### Do this
Extract everything from the first line through the line with "(1122,10) -- (1122,829);", both ends included, except for any pictures.

.....

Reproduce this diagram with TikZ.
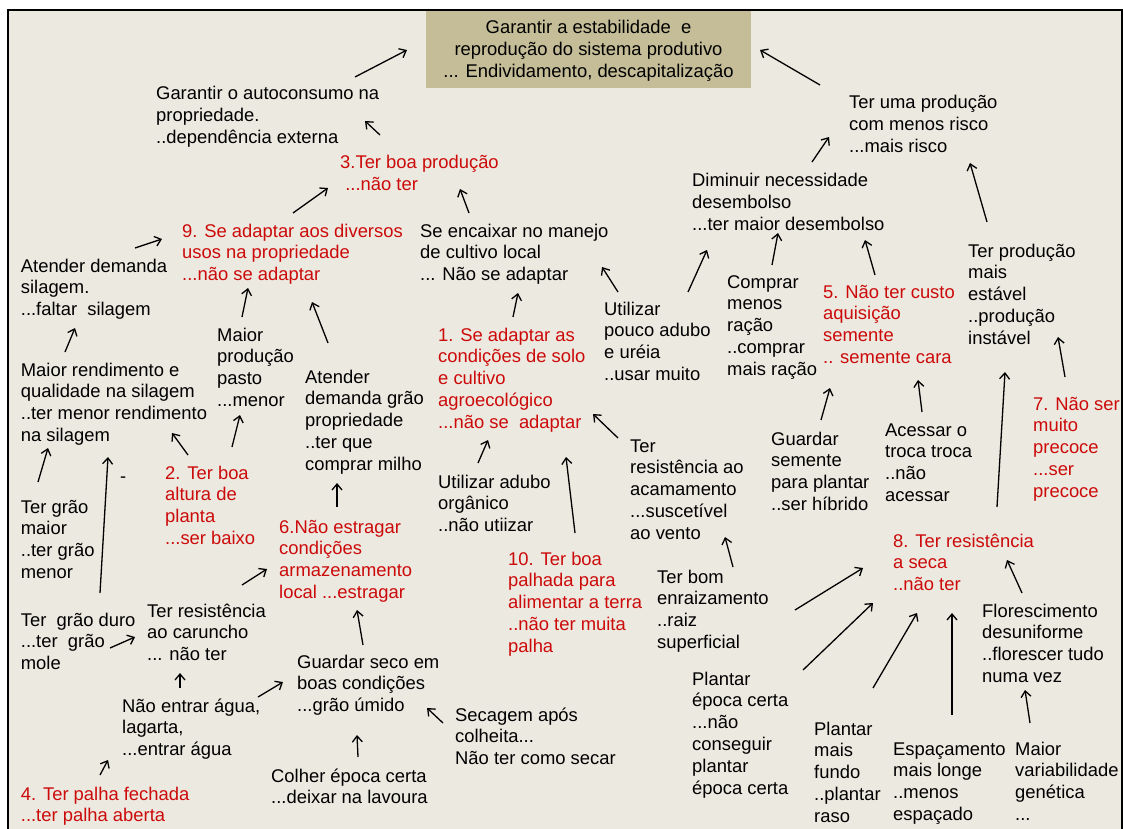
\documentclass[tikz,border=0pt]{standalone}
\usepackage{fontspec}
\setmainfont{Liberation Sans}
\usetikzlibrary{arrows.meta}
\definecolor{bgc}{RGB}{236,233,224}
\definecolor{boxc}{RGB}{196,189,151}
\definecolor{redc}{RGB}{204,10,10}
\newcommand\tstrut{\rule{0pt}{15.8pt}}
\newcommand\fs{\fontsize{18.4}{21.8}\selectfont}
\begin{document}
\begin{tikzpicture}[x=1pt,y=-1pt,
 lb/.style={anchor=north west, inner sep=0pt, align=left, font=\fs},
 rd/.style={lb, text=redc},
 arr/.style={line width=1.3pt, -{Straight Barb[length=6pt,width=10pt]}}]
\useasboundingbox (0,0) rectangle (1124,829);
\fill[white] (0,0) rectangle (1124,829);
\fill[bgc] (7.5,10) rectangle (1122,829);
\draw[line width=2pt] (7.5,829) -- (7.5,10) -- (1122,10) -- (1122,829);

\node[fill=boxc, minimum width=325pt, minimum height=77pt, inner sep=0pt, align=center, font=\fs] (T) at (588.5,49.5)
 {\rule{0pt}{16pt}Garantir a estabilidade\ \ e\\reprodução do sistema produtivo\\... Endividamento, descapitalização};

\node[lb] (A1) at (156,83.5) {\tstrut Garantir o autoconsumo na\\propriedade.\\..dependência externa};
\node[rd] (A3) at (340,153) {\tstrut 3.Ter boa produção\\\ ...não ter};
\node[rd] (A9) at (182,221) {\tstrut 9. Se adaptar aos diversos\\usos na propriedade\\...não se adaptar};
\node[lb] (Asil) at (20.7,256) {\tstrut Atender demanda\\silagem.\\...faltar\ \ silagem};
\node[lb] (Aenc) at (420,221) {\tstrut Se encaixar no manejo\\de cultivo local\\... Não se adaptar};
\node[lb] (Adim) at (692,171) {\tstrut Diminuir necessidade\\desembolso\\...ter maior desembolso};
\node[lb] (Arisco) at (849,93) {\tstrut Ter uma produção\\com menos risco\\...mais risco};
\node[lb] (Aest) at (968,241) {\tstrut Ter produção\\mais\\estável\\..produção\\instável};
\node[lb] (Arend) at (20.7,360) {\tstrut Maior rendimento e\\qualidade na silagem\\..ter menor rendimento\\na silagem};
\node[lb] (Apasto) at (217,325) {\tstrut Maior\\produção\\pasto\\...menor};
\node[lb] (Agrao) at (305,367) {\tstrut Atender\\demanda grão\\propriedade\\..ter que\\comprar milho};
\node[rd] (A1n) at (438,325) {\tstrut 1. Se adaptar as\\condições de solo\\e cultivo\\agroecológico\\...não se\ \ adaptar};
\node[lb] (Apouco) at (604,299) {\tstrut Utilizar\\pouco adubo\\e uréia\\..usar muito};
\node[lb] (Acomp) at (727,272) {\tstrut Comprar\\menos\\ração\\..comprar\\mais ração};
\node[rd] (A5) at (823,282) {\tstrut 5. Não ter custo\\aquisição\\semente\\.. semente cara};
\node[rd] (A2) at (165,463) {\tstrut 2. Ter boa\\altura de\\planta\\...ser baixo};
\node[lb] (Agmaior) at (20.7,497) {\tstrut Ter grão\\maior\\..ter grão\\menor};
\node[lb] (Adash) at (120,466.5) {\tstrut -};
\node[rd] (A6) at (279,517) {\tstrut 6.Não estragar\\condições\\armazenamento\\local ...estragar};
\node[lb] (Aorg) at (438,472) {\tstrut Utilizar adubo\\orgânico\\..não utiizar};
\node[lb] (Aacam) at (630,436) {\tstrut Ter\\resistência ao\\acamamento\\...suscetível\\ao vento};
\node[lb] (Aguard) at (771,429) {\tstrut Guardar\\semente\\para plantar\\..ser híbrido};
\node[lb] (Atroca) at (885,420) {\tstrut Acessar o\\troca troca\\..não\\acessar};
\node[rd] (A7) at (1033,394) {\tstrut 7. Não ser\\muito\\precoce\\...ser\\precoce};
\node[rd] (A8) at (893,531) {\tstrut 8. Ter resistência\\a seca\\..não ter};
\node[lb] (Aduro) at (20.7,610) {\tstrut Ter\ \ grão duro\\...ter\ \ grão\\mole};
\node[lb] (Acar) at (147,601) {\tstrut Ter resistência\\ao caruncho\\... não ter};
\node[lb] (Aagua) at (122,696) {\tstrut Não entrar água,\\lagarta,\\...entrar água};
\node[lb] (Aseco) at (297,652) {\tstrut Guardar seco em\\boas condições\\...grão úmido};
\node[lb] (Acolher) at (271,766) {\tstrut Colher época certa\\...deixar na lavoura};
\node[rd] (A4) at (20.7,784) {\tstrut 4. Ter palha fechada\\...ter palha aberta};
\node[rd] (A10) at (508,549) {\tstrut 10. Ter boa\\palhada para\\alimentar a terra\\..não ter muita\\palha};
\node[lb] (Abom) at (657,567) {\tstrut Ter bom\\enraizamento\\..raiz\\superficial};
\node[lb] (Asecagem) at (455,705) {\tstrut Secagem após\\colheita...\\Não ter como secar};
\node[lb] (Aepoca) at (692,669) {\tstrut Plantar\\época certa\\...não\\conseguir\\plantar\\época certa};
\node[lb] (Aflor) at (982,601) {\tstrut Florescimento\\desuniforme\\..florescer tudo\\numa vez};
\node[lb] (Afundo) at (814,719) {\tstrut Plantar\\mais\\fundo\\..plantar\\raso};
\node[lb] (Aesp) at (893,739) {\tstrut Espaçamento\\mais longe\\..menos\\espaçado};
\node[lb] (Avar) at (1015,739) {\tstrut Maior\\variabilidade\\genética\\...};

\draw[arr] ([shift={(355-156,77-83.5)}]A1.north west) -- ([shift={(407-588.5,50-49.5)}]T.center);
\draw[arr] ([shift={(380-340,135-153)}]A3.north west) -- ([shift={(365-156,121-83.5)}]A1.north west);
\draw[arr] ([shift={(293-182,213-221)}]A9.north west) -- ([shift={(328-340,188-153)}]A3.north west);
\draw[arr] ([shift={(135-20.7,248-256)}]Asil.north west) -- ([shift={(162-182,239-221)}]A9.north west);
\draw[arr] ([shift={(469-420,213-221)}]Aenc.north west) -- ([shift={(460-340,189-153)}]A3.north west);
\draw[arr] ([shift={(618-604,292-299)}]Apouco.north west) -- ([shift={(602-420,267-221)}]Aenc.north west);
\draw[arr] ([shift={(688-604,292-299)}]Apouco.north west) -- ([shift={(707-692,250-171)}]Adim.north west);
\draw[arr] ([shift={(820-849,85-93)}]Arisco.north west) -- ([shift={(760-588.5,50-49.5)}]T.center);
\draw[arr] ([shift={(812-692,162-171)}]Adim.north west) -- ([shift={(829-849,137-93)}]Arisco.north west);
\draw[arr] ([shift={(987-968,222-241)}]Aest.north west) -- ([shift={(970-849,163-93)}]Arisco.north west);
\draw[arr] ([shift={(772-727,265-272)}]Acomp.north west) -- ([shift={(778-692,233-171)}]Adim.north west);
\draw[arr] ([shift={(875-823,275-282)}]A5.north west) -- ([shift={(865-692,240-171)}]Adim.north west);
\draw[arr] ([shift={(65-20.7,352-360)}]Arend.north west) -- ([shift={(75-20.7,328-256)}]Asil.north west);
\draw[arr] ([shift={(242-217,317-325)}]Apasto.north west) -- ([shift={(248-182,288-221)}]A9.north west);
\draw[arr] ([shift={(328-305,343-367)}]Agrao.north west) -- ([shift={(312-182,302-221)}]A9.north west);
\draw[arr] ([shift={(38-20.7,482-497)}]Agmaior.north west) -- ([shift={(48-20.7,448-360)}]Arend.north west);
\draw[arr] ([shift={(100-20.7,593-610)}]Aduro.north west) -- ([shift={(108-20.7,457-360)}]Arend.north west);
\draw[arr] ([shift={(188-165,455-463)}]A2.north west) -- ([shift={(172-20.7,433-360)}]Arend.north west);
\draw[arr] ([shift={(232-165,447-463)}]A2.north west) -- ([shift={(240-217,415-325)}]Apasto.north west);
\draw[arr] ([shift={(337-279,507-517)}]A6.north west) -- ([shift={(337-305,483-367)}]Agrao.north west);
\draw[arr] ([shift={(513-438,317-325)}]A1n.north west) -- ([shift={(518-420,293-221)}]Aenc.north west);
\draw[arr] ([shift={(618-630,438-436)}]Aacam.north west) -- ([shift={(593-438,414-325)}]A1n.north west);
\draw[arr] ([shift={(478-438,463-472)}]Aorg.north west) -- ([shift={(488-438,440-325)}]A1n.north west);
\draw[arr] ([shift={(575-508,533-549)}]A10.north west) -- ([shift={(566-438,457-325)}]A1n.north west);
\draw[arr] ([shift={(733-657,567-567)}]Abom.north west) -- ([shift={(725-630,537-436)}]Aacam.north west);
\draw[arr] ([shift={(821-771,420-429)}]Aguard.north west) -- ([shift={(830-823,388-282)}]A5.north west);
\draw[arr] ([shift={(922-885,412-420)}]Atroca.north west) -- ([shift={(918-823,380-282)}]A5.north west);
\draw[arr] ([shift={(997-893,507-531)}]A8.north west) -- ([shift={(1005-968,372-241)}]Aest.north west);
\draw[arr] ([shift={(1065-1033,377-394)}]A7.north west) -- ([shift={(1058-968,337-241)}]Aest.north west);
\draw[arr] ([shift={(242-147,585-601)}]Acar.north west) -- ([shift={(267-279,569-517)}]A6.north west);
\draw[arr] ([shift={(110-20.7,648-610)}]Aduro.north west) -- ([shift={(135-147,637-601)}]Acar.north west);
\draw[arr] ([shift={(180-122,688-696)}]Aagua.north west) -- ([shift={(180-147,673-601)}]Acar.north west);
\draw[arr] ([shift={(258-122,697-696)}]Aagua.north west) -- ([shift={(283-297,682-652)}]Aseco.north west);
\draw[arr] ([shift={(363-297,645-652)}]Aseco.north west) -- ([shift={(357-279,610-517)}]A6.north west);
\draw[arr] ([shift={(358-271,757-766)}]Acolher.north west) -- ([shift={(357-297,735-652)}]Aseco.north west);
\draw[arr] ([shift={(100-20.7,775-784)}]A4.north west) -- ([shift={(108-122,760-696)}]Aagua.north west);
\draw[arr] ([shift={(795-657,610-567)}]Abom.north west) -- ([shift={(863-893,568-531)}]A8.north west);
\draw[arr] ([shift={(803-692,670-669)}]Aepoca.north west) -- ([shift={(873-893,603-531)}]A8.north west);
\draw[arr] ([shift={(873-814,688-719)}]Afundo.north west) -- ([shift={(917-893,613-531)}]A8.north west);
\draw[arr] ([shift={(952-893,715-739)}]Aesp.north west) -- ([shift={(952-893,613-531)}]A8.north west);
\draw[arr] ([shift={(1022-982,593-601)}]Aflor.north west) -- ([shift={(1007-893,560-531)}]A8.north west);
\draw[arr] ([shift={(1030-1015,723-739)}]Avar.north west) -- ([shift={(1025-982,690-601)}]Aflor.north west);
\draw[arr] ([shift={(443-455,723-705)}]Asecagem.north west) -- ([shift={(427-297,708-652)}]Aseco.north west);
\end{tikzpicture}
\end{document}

.....

### Response below
Reproduce this diagram with TikZ.
\documentclass[tikz,border=0pt]{standalone}
\usepackage{fontspec}
\setmainfont{Liberation Sans}
\usetikzlibrary{arrows.meta}
\definecolor{bgc}{RGB}{236,233,224}
\definecolor{boxc}{RGB}{196,189,151}
\definecolor{redc}{RGB}{204,10,10}
\newcommand\tstrut{\rule{0pt}{15.8pt}}
\newcommand\fs{\fontsize{18.4}{21.8}\selectfont}
\begin{document}
\begin{tikzpicture}[x=1pt,y=-1pt,
 lb/.style={anchor=north west, inner sep=0pt, align=left, font=\fs},
 rd/.style={lb, text=redc},
 arr/.style={line width=1.3pt, -{Straight Barb[length=6pt,width=10pt]}}]
\useasboundingbox (0,0) rectangle (1124,829);
\fill[white] (0,0) rectangle (1124,829);
\fill[bgc] (7.5,10) rectangle (1122,829);
\draw[line width=2pt] (7.5,829) -- (7.5,10) -- (1122,10) -- (1122,829);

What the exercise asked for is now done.